- **Task material**:
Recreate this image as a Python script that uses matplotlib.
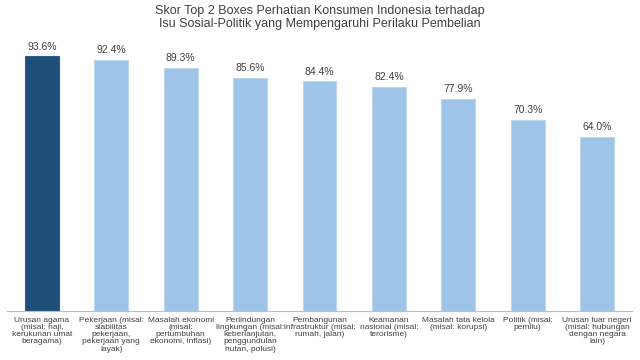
import matplotlib
matplotlib.use("Agg")
import matplotlib.pyplot as plt

categories = [
    "Urusan agama\n(misal: haji,\nkerukunan umat\nberagama)",
    "Pekerjaan (misal:\nstabilitas\npekerjaan,\npekerjaan yang\nlayak)",
    "Masalah ekonomi\n(misal:\npertumbuhan\nekonomi, inflasi)",
    "Perlindungan\nlingkungan (misal:\nkeberlanjutan,\npenggundulan\nhutan, polusi)",
    "Pembangunan\ninfrastruktur (misal:\nrumah, jalan)",
    "Keamanan\nnasional (misal:\nterorisme)",
    "Masalah tata kelola\n(misal: korupsi)",
    "Politik (misal:\npemilu)",
    "Urusan luar negeri\n(misal: hubungan\ndengan negara\nlain)",
]
values = [93.6, 92.4, 89.3, 85.6, 84.4, 82.4, 77.9, 70.3, 64.0]
title = "Skor Top 2 Boxes Perhatian Konsumen Indonesia terhadap\nIsu Sosial-Politik yang Mempengaruhi Perilaku Pembelian"

plt.rcParams['font.family'] = ['Liberation Sans', 'DejaVu Sans']

fig = plt.figure(figsize=(6.4, 3.6), dpi=100)
ax = fig.add_axes([7.3/640, 49/360, 624.4/640, 272/360])

colors = ["#1F4E79"] + ["#9DC3E6"] * (len(values) - 1)
edges = ["#2E5F8F"] + ["#BDD7EE"] * (len(values) - 1)
x = list(range(len(values)))
bars = ax.bar(x, values, width=0.49, color=colors, edgecolor=edges, linewidth=0.8)
for xi, v in zip(x, values):
    ax.text(xi, v + 1.8, f"{v:.1f}%", ha="center", va="bottom", fontsize=7.5, color="#404040")

ax.set_xlim(-0.5, len(values) - 0.5)
ax.set_ylim(0, 100)
ax.set_yticks([])
ax.set_xticks(x)
ax.set_xticklabels(categories, fontsize=6, color="#404040", linespacing=1.05)
ax.tick_params(axis="x", length=0, pad=4)
for s in ["top", "right", "left"]:
    ax.spines[s].set_visible(False)
ax.spines["bottom"].set_color("#BFBFBF")
ax.spines["bottom"].set_linewidth(0.8)

fig.text(0.5, 0.985, title, ha="center", va="top", fontsize=9, color="#404040", linespacing=1.05)

fig.savefig("out.png", dpi=100)
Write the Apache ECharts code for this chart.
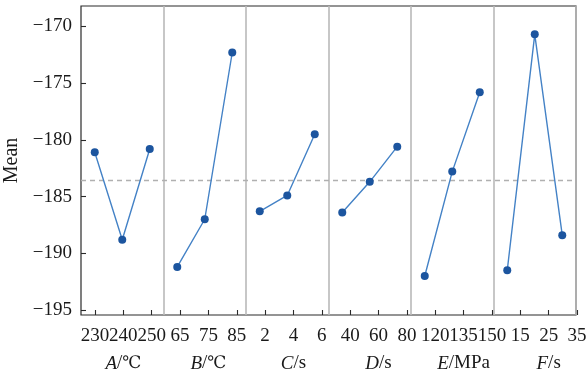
<!DOCTYPE html>
<html>
<head>
<meta charset="utf-8">
<script src="https://cdn.jsdelivr.net/npm/echarts@6/dist/echarts.min.js"></script>
<style>
  html, body { margin: 0; padding: 0; background: #fff; }
  #chart { width: 587px; height: 375px; }
</style>
</head>
<body>
<div id="chart"></div>
<script>
// Main effects of each factor on the mean response
const factorLetters = ['A', 'B', 'C', 'D', 'E', 'F'];
const factorUnits = ['℃', '℃', 's', 's', 'MPa', 's'];
const levelLabels = ['230', '240', '250', '65', '75', '85', '2', '4', '6',
                     '40', '60', '80', '120', '135', '150', '15', '25', '35'];
const meanA = [-181.1, -188.8, -180.8];
const meanB = [-191.2, -187.0, -172.3];
const meanC = [-186.3, -184.9, -179.5];
const meanD = [-186.4, -183.7, -180.6];
const meanE = [-192.0, -182.8, -175.8];
const meanF = [-191.5, -170.7, -188.4];
const yTickValues = [-195, -190, -185, -180, -175, -170];

const factorMeans = [meanA, meanB, meanC, meanD, meanE, meanF];
const allValues = factorMeans.flat();
const grandMean = allValues.reduce((s, v) => s + v, 0) / allValues.length;

const FONT = '"Liberation Serif", "DejaVu Serif", serif';
const LINE_COLOR = '#4482c6';
const MARK_COLOR = '#1c559f';

// one slot per factor level along the shared horizontal axis
const slots = levelLabels.map((_, i) => 'L' + i);

const series = factorMeans.map((vals, f) => {
  const data = slots.map(() => null);
  vals.forEach((v, k) => { data[f * 3 + k] = v; });
  const s = {
    type: 'line',
    xAxisIndex: 0,
    yAxisIndex: 0,
    data: data,
    connectNulls: false,
    symbol: 'circle',
    symbolSize: 8,
    lineStyle: { color: LINE_COLOR, width: 1.4 },
    itemStyle: { color: MARK_COLOR },
    z: 5,
    silent: true
  };
  if (f === 0) {
    s.markLine = {
      silent: true,
      symbol: 'none',
      label: { show: false },
      lineStyle: { color: '#b0b0b0', type: [5, 4], width: 1.3 },
      data: [{ yAxis: grandMean }]
    };
  }
  return s;
});

const minus = v => (v < 0 ? '\u2212' + Math.abs(v) : String(v));

const chart = echarts.init(document.getElementById('chart'), null, { renderer: 'canvas' });
chart.setOption({
  animation: false,
  backgroundColor: '#ffffff',
  textStyle: { fontFamily: FONT },
  grid: [
    { left: 81, right: 11, top: 6, bottom: 60, show: true, outerBoundsMode: 'none', containLabel: false,
      borderColor: '#2a2a2a', borderWidth: 1.2, backgroundColor: 'transparent' },
    { left: 95, right: 10, top: 6, bottom: 60, show: false, outerBoundsMode: 'none', containLabel: false }
  ],
  xAxis: [
    {
      type: 'category', gridIndex: 0, data: slots, boundaryGap: true,
      axisLine: { show: false }, axisTick: { show: false }, axisLabel: { show: false },
      splitLine: {
        show: true,
        interval: (i) => i > 0 && i % 3 === 0,
        lineStyle: { color: '#b9b9b9', width: 1.6 }
      }
    },
    {
      type: 'category', gridIndex: 1, data: levelLabels, boundaryGap: false,
      axisLine: { show: false },
      axisTick: { show: true, inside: true, length: 5, alignWithLabel: true,
                  lineStyle: { color: '#2a2a2a', width: 1.1 } },
      axisLabel: {
        interval: 0, margin: 8, fontFamily: FONT, fontSize: 19, color: '#1a1a1a',
        lineHeight: 27,
        formatter: (v, i) => {
          if (i % 3 === 1) {
            const f = (i - 1) / 3;
            const unit = factorUnits[f] === '℃' ? '{deg|℃}' : factorUnits[f];
            return v + '\n{it|' + factorLetters[f] + '}/' + unit;
          }
          return v;
        },
        rich: {
          it: { fontFamily: FONT, fontStyle: 'italic', fontSize: 19, color: '#1a1a1a', lineHeight: 27 },
          deg: { fontFamily: '"DejaVu Serif", serif', fontSize: 17, color: '#1a1a1a', lineHeight: 27 }
        }
      },
      splitLine: { show: false }
    }
  ],
  yAxis: [
    {
      type: 'value', gridIndex: 0, min: -195.44, max: -168.2,
      name: 'Mean', nameLocation: 'middle', nameGap: 54,
      nameTextStyle: { fontFamily: FONT, fontSize: 20, color: '#1a1a1a' },
      axisLine: { show: false },
      axisTick: { show: true, inside: true, length: 5,
                  lineStyle: { color: '#2a2a2a', width: 1.1 } },
      axisLabel: {
        margin: 9, fontFamily: FONT, fontSize: 19, color: '#1a1a1a',
        showMinLabel: false, showMaxLabel: false,
        formatter: (v) => (yTickValues.some(t => Math.abs(t - v) < 1e-6) ? minus(v) : '')
      },
      splitLine: { show: false }
    },
    {
      type: 'value', gridIndex: 1, show: false, min: 0, max: 1
    }
  ],
  series: series
});
</script>
</body>
</html>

- **Your objective**: Will you set down the records word for word while leaving out every picture?

- **Solution to this exercise**:
Recreate this image as a Python script that uses matplotlib.
import matplotlib
matplotlib.use("Agg")
import matplotlib.pyplot as plt

categories = [
    "Urusan agama\n(misal: haji,\nkerukunan umat\nberagama)",
    "Pekerjaan (misal:\nstabilitas\npekerjaan,\npekerjaan yang\nlayak)",
    "Masalah ekonomi\n(misal:\npertumbuhan\nekonomi, inflasi)",
    "Perlindungan\nlingkungan (misal:\nkeberlanjutan,\npenggundulan\nhutan, polusi)",
    "Pembangunan\ninfrastruktur (misal:\nrumah, jalan)",
    "Keamanan\nnasional (misal:\nterorisme)",
    "Masalah tata kelola\n(misal: korupsi)",
    "Politik (misal:\npemilu)",
    "Urusan luar negeri\n(misal: hubungan\ndengan negara\nlain)",
]
values = [93.6, 92.4, 89.3, 85.6, 84.4, 82.4, 77.9, 70.3, 64.0]
title = "Skor Top 2 Boxes Perhatian Konsumen Indonesia terhadap\nIsu Sosial-Politik yang Mempengaruhi Perilaku Pembelian"

plt.rcParams['font.family'] = ['Liberation Sans', 'DejaVu Sans']

fig = plt.figure(figsize=(6.4, 3.6), dpi=100)
ax = fig.add_axes([7.3/640, 49/360, 624.4/640, 272/360])

colors = ["#1F4E79"] + ["#9DC3E6"] * (len(values) - 1)
edges = ["#2E5F8F"] + ["#BDD7EE"] * (len(values) - 1)
x = list(range(len(values)))
bars = ax.bar(x, values, width=0.49, color=colors, edgecolor=edges, linewidth=0.8)
for xi, v in zip(x, values):
    ax.text(xi, v + 1.8, f"{v:.1f}%", ha="center", va="bottom", fontsize=7.5, color="#404040")

ax.set_xlim(-0.5, len(values) - 0.5)
ax.set_ylim(0, 100)
ax.set_yticks([])
ax.set_xticks(x)
ax.set_xticklabels(categories, fontsize=6, color="#404040", linespacing=1.05)
ax.tick_params(axis="x", length=0, pad=4)
for s in ["top", "right", "left"]:
    ax.spines[s].set_visible(False)
ax.spines["bottom"].set_color("#BFBFBF")
ax.spines["bottom"].set_linewidth(0.8)

fig.text(0.5, 0.985, title, ha="center", va="top", fontsize=9, color="#404040", linespacing=1.05)

fig.savefig("out.png", dpi=100)
Write the Apache ECharts code for this chart.
<!DOCTYPE html>
<html>
<head>
<meta charset="utf-8">
<script src="https://cdn.jsdelivr.net/npm/echarts@6/dist/echarts.min.js"></script>
<style>
  html, body { margin: 0; padding: 0; background: #fff; }
  #chart { width: 587px; height: 375px; }
</style>
</head>
<body>
<div id="chart"></div>
<script>
// Main effects of each factor on the mean response
const factorLetters = ['A', 'B', 'C', 'D', 'E', 'F'];
const factorUnits = ['℃', '℃', 's', 's', 'MPa', 's'];
const levelLabels = ['230', '240', '250', '65', '75', '85', '2', '4', '6',
                     '40', '60', '80', '120', '135', '150', '15', '25', '35'];
const meanA = [-181.1, -188.8, -180.8];
const meanB = [-191.2, -187.0, -172.3];
const meanC = [-186.3, -184.9, -179.5];
const meanD = [-186.4, -183.7, -180.6];
const meanE = [-192.0, -182.8, -175.8];
const meanF = [-191.5, -170.7, -188.4];
const yTickValues = [-195, -190, -185, -180, -175, -170];

const factorMeans = [meanA, meanB, meanC, meanD, meanE, meanF];
const allValues = factorMeans.flat();
const grandMean = allValues.reduce((s, v) => s + v, 0) / allValues.length;

const FONT = '"Liberation Serif", "DejaVu Serif", serif';
const LINE_COLOR = '#4482c6';
const MARK_COLOR = '#1c559f';

// one slot per factor level along the shared horizontal axis
const slots = levelLabels.map((_, i) => 'L' + i);

const series = factorMeans.map((vals, f) => {
  const data = slots.map(() => null);
  vals.forEach((v, k) => { data[f * 3 + k] = v; });
  const s = {
    type: 'line',
    xAxisIndex: 0,
    yAxisIndex: 0,
    data: data,
    connectNulls: false,
    symbol: 'circle',
    symbolSize: 8,
    lineStyle: { color: LINE_COLOR, width: 1.4 },
    itemStyle: { color: MARK_COLOR },
    z: 5,
    silent: true
  };
  if (f === 0) {
    s.markLine = {
      silent: true,
      symbol: 'none',
      label: { show: false },
      lineStyle: { color: '#b0b0b0', type: [5, 4], width: 1.3 },
      data: [{ yAxis: grandMean }]
    };
  }
  return s;
});

const minus = v => (v < 0 ? '\u2212' + Math.abs(v) : String(v));

const chart = echarts.init(document.getElementById('chart'), null, { renderer: 'canvas' });
chart.setOption({
  animation: false,
  backgroundColor: '#ffffff',
  textStyle: { fontFamily: FONT },
  grid: [
    { left: 81, right: 11, top: 6, bottom: 60, show: true, outerBoundsMode: 'none', containLabel: false,
      borderColor: '#2a2a2a', borderWidth: 1.2, backgroundColor: 'transparent' },
    { left: 95, right: 10, top: 6, bottom: 60, show: false, outerBoundsMode: 'none', containLabel: false }
  ],
  xAxis: [
    {
      type: 'category', gridIndex: 0, data: slots, boundaryGap: true,
      axisLine: { show: false }, axisTick: { show: false }, axisLabel: { show: false },
      splitLine: {
        show: true,
        interval: (i) => i > 0 && i % 3 === 0,
        lineStyle: { color: '#b9b9b9', width: 1.6 }
      }
    },
    {
      type: 'category', gridIndex: 1, data: levelLabels, boundaryGap: false,
      axisLine: { show: false },
      axisTick: { show: true, inside: true, length: 5, alignWithLabel: true,
                  lineStyle: { color: '#2a2a2a', width: 1.1 } },
      axisLabel: {
        interval: 0, margin: 8, fontFamily: FONT, fontSize: 19, color: '#1a1a1a',
        lineHeight: 27,
        formatter: (v, i) => {
          if (i % 3 === 1) {
            const f = (i - 1) / 3;
            const unit = factorUnits[f] === '℃' ? '{deg|℃}' : factorUnits[f];
            return v + '\n{it|' + factorLetters[f] + '}/' + unit;
          }
          return v;
        },
        rich: {
          it: { fontFamily: FONT, fontStyle: 'italic', fontSize: 19, color: '#1a1a1a', lineHeight: 27 },
          deg: { fontFamily: '"DejaVu Serif", serif', fontSize: 17, color: '#1a1a1a', lineHeight: 27 }
        }
      },
      splitLine: { show: false }
    }
  ],
  yAxis: [
    {
      type: 'value', gridIndex: 0, min: -195.44, max: -168.2,
      name: 'Mean', nameLocation: 'middle', nameGap: 54,
      nameTextStyle: { fontFamily: FONT, fontSize: 20, color: '#1a1a1a' },
      axisLine: { show: false },
      axisTick: { show: true, inside: true, length: 5,
                  lineStyle: { color: '#2a2a2a', width: 1.1 } },
      axisLabel: {
        margin: 9, fontFamily: FONT, fontSize: 19, color: '#1a1a1a',
        showMinLabel: false, showMaxLabel: false,
        formatter: (v) => (yTickValues.some(t => Math.abs(t - v) < 1e-6) ? minus(v) : '')
      },
      splitLine: { show: false }
    },
    {
      type: 'value', gridIndex: 1, show: false, min: 0, max: 1
    }
  ],
  series: series
});
</script>
</body>
</html>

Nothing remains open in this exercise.